Torkel Petersson: Benny
Benny : Don't ever fuck with Benny the cop.
Benny : I've had a collision down at Östervegen. The trashcan on the left side is completely wasted. Hell, it looks as if a fucking psychopath has been there...
Lasse : Radio Cars?
Benny : That is what they are called
Lasse : I will not drive around saying "radio cars"
Benny : Then some errors will occur. There's a lot of vehicles in the police force. Emergency vehicles, Black Marias...
Jacob : Benny, we just have two cars. Number one and number two. That can't be too difficult to understand.
Benny : Where the Hell are we going to have lunch now?
Benny : Shit, they got some really cool waistcoats.
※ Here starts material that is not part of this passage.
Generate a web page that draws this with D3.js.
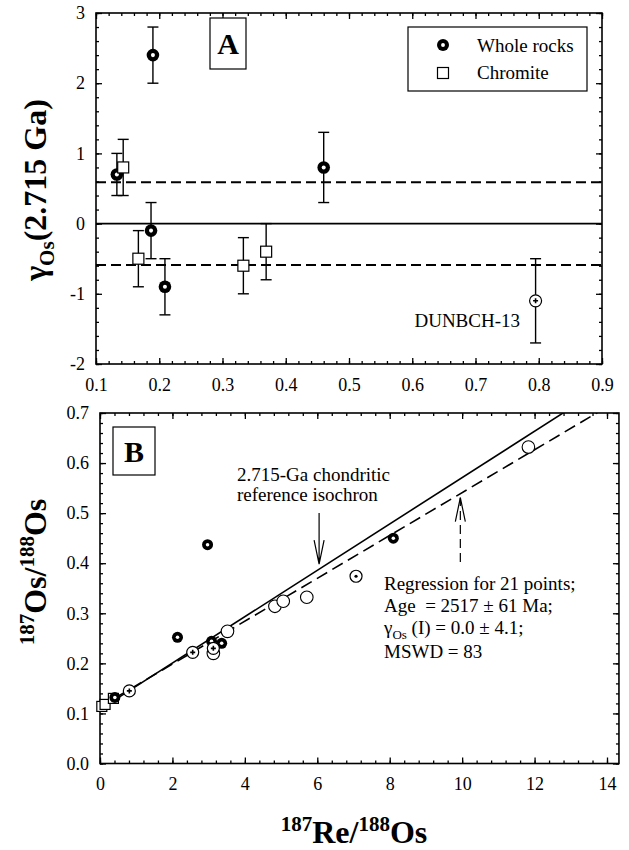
<!DOCTYPE html>
<html>
<head>
  <meta charset="utf-8">
  <title>gamma Os and Re-Os isochron</title>
  <script src="https://d3js.org/d3.v7.min.js"></script>
  <style>
    body { margin: 0; background: #fff; }
    text { font-family: "Liberation Serif", "Times New Roman", Times, serif; fill: #000; }
  </style>
</head>
<body>
<script>
// A: gamma Os (2.715 Ga)
var wrX   = [0.133, 0.190, 0.187, 0.209, 0.460];
var wrY   = [0.7, 2.4, -0.1, -0.9, 0.8];
var wrErr = [0.3, 0.4, 0.4, 0.4, 0.5];
var chrX   = [0.143, 0.167, 0.333, 0.369];
var chrY   = [0.8, -0.5, -0.6, -0.4];
var chrErr = [0.4, 0.4, 0.4, 0.4];
var dunX = [0.795], dunY = [-1.1], dunErr = [0.6];
var bandA = [0.59, -0.59];
var xTicksA = [0.1, 0.2, 0.3, 0.4, 0.5, 0.6, 0.7, 0.8, 0.9];
var yTicksA = [-2, -1, 0, 1, 2, 3];

// B: 187Os/188Os vs 187Re/188Os
var bFilledX = [0.41, 2.14, 2.97, 3.08, 3.36, 8.10];
var bFilledY = [0.132, 0.252, 0.437, 0.244, 0.240, 0.450];
var bPlusX = [0.81, 2.56, 3.13];
var bPlusY = [0.145, 0.222, 0.230];
var bDotX = [7.07], bDotY = [0.374];
var bOpenX = [3.13, 3.52, 4.83, 5.06, 5.71, 11.83];
var bOpenY = [0.220, 0.264, 0.314, 0.324, 0.332, 0.632];
var bSqX = [0.05, 0.14, 0.37];
var bSqY = [0.114, 0.118, 0.130];
var isoRef = { b: 0.108, m: 0.0463 };   // 2.715-Ga chondritic
var isoReg = { b: 0.113, m: 0.0428 };   // regression
var xTicksB = [0, 2, 4, 6, 8, 10, 12, 14];
var yTicksB = [0, 0.1, 0.2, 0.3, 0.4, 0.5, 0.6, 0.7];

var W = 629, H = 850;
var svg = d3.select("body").append("svg").attr("width", W).attr("height", H);

// scales
var xA = d3.scaleLinear().domain([0.1, 0.9]).range([96, 602]);
var yA = d3.scaleLinear().domain([-2, 3]).range([364, 13]);
var xB = d3.scaleLinear().domain([0, 14]).range([100, 607]);
var yB = d3.scaleLinear().domain([0, 0.7]).range([763.5, 413]);
var xBmax = 14.33;

// hyphen instead of unicode minus
function fmt(s) { var f = d3.format(s); return d => f(d).replace("\u2212", "-"); }

function frame(x, y, x0, x1, y0, y1, xt, yt, xm, ym, xfmt, yfmt) {
  var g = svg.append("g");
  // minor ticks on all sides
  g.append("g").attr("transform", "translate(0," + y(y0) + ")")
    .call(d3.axisBottom(x).tickValues(xm).tickFormat("").tickSize(-3));
  g.append("g").attr("transform", "translate(0," + y(y1) + ")")
    .call(d3.axisTop(x).tickValues(xm).tickFormat("").tickSize(-3));
  g.append("g").attr("transform", "translate(" + x(x0) + ",0)")
    .call(d3.axisLeft(y).tickValues(ym).tickFormat("").tickSize(-3));
  g.append("g").attr("transform", "translate(" + x(x1) + ",0)")
    .call(d3.axisRight(y).tickValues(ym).tickFormat("").tickSize(-3));
  // major ticks
  g.append("g").attr("class", "lab").attr("transform", "translate(0," + y(y0) + ")")
    .call(d3.axisBottom(x).tickValues(xt).tickFormat(xfmt).tickSize(-6).tickPadding(14));
  g.append("g").attr("transform", "translate(0," + y(y1) + ")")
    .call(d3.axisTop(x).tickValues(xt).tickFormat("").tickSize(-6));
  g.append("g").attr("class", "lab").attr("transform", "translate(" + x(x0) + ",0)")
    .call(d3.axisLeft(y).tickValues(yt).tickFormat(yfmt).tickSize(-6).tickPadding(11));
  g.append("g").attr("transform", "translate(" + x(x1) + ",0)")
    .call(d3.axisRight(y).tickValues(yt).tickFormat("").tickSize(-6));
  g.selectAll(".domain").remove();
  g.selectAll("line").attr("stroke", "#000").attr("stroke-width", 1.3);
  g.selectAll(".lab").attr("font-family", null).attr("font-size", 18);
  g.append("rect").attr("x", x(x0)).attr("y", y(y1))
    .attr("width", x(x1) - x(x0)).attr("height", y(y0) - y(y1))
    .attr("fill", "none").attr("stroke", "#000").attr("stroke-width", 1.6);
}

frame(xA, yA, 0.1, 0.9, -2, 3, xTicksA, yTicksA,
  d3.range(0.1, 0.9001, 0.02), d3.range(-2, 3.001, 0.2), fmt(".1f"), fmt("d"));
frame(xB, yB, 0, xBmax, 0, 0.7, xTicksB, yTicksB,
  d3.range(0, 14.01, 0.4), d3.range(0, 0.7001, 0.02), fmt("d"), fmt(".1f"));

// ---------- panel A ----------
var gA = svg.append("g");
gA.append("line").attr("x1", xA(0.1)).attr("x2", xA(0.9)).attr("y1", yA(0)).attr("y2", yA(0))
  .attr("stroke", "#000").attr("stroke-width", 1.6);
gA.selectAll(".band").data(bandA).enter().append("line")
  .attr("x1", xA(0.1)).attr("x2", xA(0.9)).attr("y1", d => yA(d)).attr("y2", d => yA(d))
  .attr("stroke", "#000").attr("stroke-width", 2).attr("stroke-dasharray", "10,5");

function errBars(g, xs, ys, es) {
  xs.forEach(function(v, i) {
    var cx = xA(v), t = yA(ys[i] + es[i]), b = yA(ys[i] - es[i]);
    g.append("line").attr("x1", cx).attr("x2", cx).attr("y1", t).attr("y2", b);
    g.append("line").attr("x1", cx - 5.5).attr("x2", cx + 5.5).attr("y1", t).attr("y2", t);
    g.append("line").attr("x1", cx - 5.5).attr("x2", cx + 5.5).attr("y1", b).attr("y2", b);
  });
  g.selectAll("line").attr("stroke", "#000").attr("stroke-width", 1.4);
}
errBars(gA.append("g"), wrX, wrY, wrErr);
errBars(gA.append("g"), chrX, chrY, chrErr);
errBars(gA.append("g"), dunX, dunY, dunErr);

function filledSym(g, cx, cy, r) {
  g.append("circle").attr("cx", cx).attr("cy", cy).attr("r", r).attr("fill", "#000");
  g.append("circle").attr("cx", cx).attr("cy", cy).attr("r", r * 0.32).attr("fill", "#fff");
}
function plusSym(g, cx, cy, r) {
  g.append("circle").attr("cx", cx).attr("cy", cy).attr("r", r)
    .attr("fill", "#fff").attr("stroke", "#000").attr("stroke-width", 1.2);
  g.append("path").attr("d", "M" + (cx - 2.5) + "," + cy + "h5M" + cx + "," + (cy - 2.5) + "v5")
    .attr("stroke", "#000").attr("stroke-width", 1.6);
}
function squareSym(g, cx, cy, s) {
  g.append("rect").attr("x", cx - s / 2).attr("y", cy - s / 2).attr("width", s).attr("height", s)
    .attr("fill", "#fff").attr("stroke", "#000").attr("stroke-width", 1.2);
}

wrX.forEach((v, i) => filledSym(gA, xA(v), yA(wrY[i]), 6.3));
chrX.forEach((v, i) => squareSym(gA, xA(v), yA(chrY[i]), 11));
dunX.forEach((v, i) => plusSym(gA, xA(v), yA(dunY[i]), 6));

gA.append("text").attr("x", 520).attr("y", 327).attr("text-anchor", "end")
  .attr("font-size", 19).text("DUNBCH-13");

// box A and legend
gA.append("rect").attr("x", 210).attr("y", 18).attr("width", 36).attr("height", 51)
  .attr("fill", "#fff").attr("stroke", "#000").attr("stroke-width", 1.2);
gA.append("text").attr("x", 228).attr("y", 54).attr("text-anchor", "middle")
  .attr("font-size", 30).attr("font-weight", "bold").text("A");
gA.append("rect").attr("x", 408).attr("y", 27).attr("width", 179).attr("height", 64)
  .attr("fill", "#fff").attr("stroke", "#000").attr("stroke-width", 1.2);
filledSym(gA, 443, 45, 6);
squareSym(gA, 443, 73, 11);
gA.append("text").attr("x", 477).attr("y", 51.5).attr("font-size", 19).text("Whole rocks");
gA.append("text").attr("x", 477).attr("y", 79).attr("font-size", 19).text("Chromite");

// y label A
var lA = svg.append("text").attr("transform", "translate(46,190) rotate(-90)")
  .attr("text-anchor", "middle").attr("font-size", 32).attr("font-weight", "bold");
lA.append("tspan").text("γ");
lA.append("tspan").attr("font-size", 21).attr("dy", 8).text("Os");
lA.append("tspan").attr("dy", -8).text("(2.715 Ga)");

// ---------- panel B ----------
var gB = svg.append("g");
svg.append("clipPath").attr("id", "clipB").append("rect")
  .attr("x", xB(0)).attr("y", yB(0.7)).attr("width", xB(xBmax) - xB(0)).attr("height", yB(0) - yB(0.7));
var line = d3.line().x(d => xB(d[0])).y(d => yB(d[1]));
var lines = gB.append("g").attr("clip-path", "url(#clipB)");
lines.append("path").attr("d", line([[0, isoRef.b], [xBmax, isoRef.b + isoRef.m * xBmax]]))
  .attr("fill", "none").attr("stroke", "#000").attr("stroke-width", 1.6);
lines.append("path").attr("d", line([[0, isoReg.b], [xBmax, isoReg.b + isoReg.m * xBmax]]))
  .attr("fill", "none").attr("stroke", "#000").attr("stroke-width", 1.6).attr("stroke-dasharray", "12,6");

bSqX.forEach((v, i) => squareSym(gB, xB(v), yB(bSqY[i]), 10));
bOpenX.forEach(function(v, i) {
  gB.append("circle").attr("cx", xB(v)).attr("cy", yB(bOpenY[i])).attr("r", 6.3)
    .attr("fill", "#fff").attr("stroke", "#000").attr("stroke-width", 1.1);
});
bFilledX.forEach((v, i) => filledSym(gB, xB(v), yB(bFilledY[i]), 5.5));
bPlusX.forEach((v, i) => plusSym(gB, xB(v), yB(bPlusY[i]), 6));
bDotX.forEach(function(v, i) {
  gB.append("circle").attr("cx", xB(v)).attr("cy", yB(bDotY[i])).attr("r", 6)
    .attr("fill", "#fff").attr("stroke", "#000").attr("stroke-width", 1.2);
  gB.append("circle").attr("cx", xB(v)).attr("cy", yB(bDotY[i])).attr("r", 1.6).attr("fill", "#000");
});

// arrows
var ax1 = 6.05, tip1 = yB(isoRef.b + isoRef.m * ax1) - 5;
gB.append("path").attr("d", "M" + xB(ax1) + ",513V" + tip1 +
  "M" + (xB(ax1) - 5) + "," + (tip1 - 24) + "L" + xB(ax1) + "," + tip1 + "L" + (xB(ax1) + 5) + "," + (tip1 - 24))
  .attr("fill", "none").attr("stroke", "#000").attr("stroke-width", 1.2);
var ax2 = 9.95, tip2 = yB(isoReg.b + isoReg.m * ax2) + 4;
gB.append("path").attr("d", "M" + xB(ax2) + ",562V" + tip2)
  .attr("fill", "none").attr("stroke", "#000").attr("stroke-width", 1.2).attr("stroke-dasharray", "9,5");
gB.append("path").attr("d", "M" + (xB(ax2) - 5) + "," + (tip2 + 24) + "L" + xB(ax2) + "," + tip2 + "L" + (xB(ax2) + 5) + "," + (tip2 + 24))
  .attr("fill", "none").attr("stroke", "#000").attr("stroke-width", 1.2);

gB.append("text").attr("x", 237).attr("y", 481).attr("font-size", 19).text("2.715-Ga chondritic");
gB.append("text").attr("x", 237).attr("y", 501).attr("font-size", 19).text("reference isochron");

var reg = gB.append("g").attr("font-size", 19);
reg.append("text").attr("x", 384).attr("y", 590).text("Regression for 21 points;");
reg.append("text").attr("x", 384).attr("y", 612).attr("xml:space", "preserve").text("Age  = 2517 ± 61 Ma;");
var g3 = reg.append("text").attr("x", 384).attr("y", 634);
g3.append("tspan").text("γ");
g3.append("tspan").attr("font-size", 13).attr("dy", 5).text("Os");
g3.append("tspan").attr("dy", -5).text(" (I) = 0.0 ± 4.1;");
reg.append("text").attr("x", 384).attr("y", 658).text("MSWD = 83");

// box B
gB.append("rect").attr("x", 113).attr("y", 427).attr("width", 42).attr("height", 48)
  .attr("fill", "#fff").attr("stroke", "#000").attr("stroke-width", 1.2);
gB.append("text").attr("x", 134).attr("y", 462).attr("text-anchor", "middle")
  .attr("font-size", 30).attr("font-weight", "bold").text("B");

// axis labels B
var lx = svg.append("text").attr("x", 354).attr("y", 843).attr("text-anchor", "middle")
  .attr("font-size", 32).attr("font-weight", "bold");
lx.append("tspan").attr("font-size", 21).attr("dy", -12).text("187");
lx.append("tspan").attr("dy", 12).text("Re/");
lx.append("tspan").attr("font-size", 21).attr("dy", -12).text("188");
lx.append("tspan").attr("dy", 12).text("Os");

var ly = svg.append("text").attr("transform", "translate(46,572) rotate(-90)")
  .attr("text-anchor", "middle").attr("font-size", 32).attr("font-weight", "bold");
ly.append("tspan").attr("font-size", 21).attr("dy", -12).text("187");
ly.append("tspan").attr("dy", 12).text("Os/");
ly.append("tspan").attr("font-size", 21).attr("dy", -12).text("188");
ly.append("tspan").attr("dy", 12).text("Os");
</script>
</body>
</html>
Jacob : What has happened to you hair?
Benny : Nothing.
Jacob : Nothing? You're god damn...
Benny : Stop it.
Jacob : Do you wear a wig?
Benny : Jacob, god damn, don't tell anyone.
Jacob : No.
Benny : Don't tell anyone. Nobody's going to like me.
Jacob : Yes.
Benny : No... I can't do a thing. I don't want to be a cop anymore. I can't even... I'm so fucking bad. I can't even drive a car properly. I'm just a bald egghead.
Benny's neighbour : What are you, a woman?
Benny : No, I'm a cop!
Jessica : [When Jessica's investigating in the incidents, Benny's explanation to her what he "thinks" what happened to the sausage stall is hilarious. We see a cut scene to Benny's imagine spot how a group of ten masked men standing on a black pickup truck drive by the sausage stall firing a grenade launcher at it]
Jessica : But why would someone blow Janne's kiosk with a grenade launcher?
Benny : Deception maneuver. Well, they blow up the kiosk while they plan to do another thing somewhere else. Like in Die Hard 3.
Jessica : [Having a hard time, believing it] ... Ah, okay.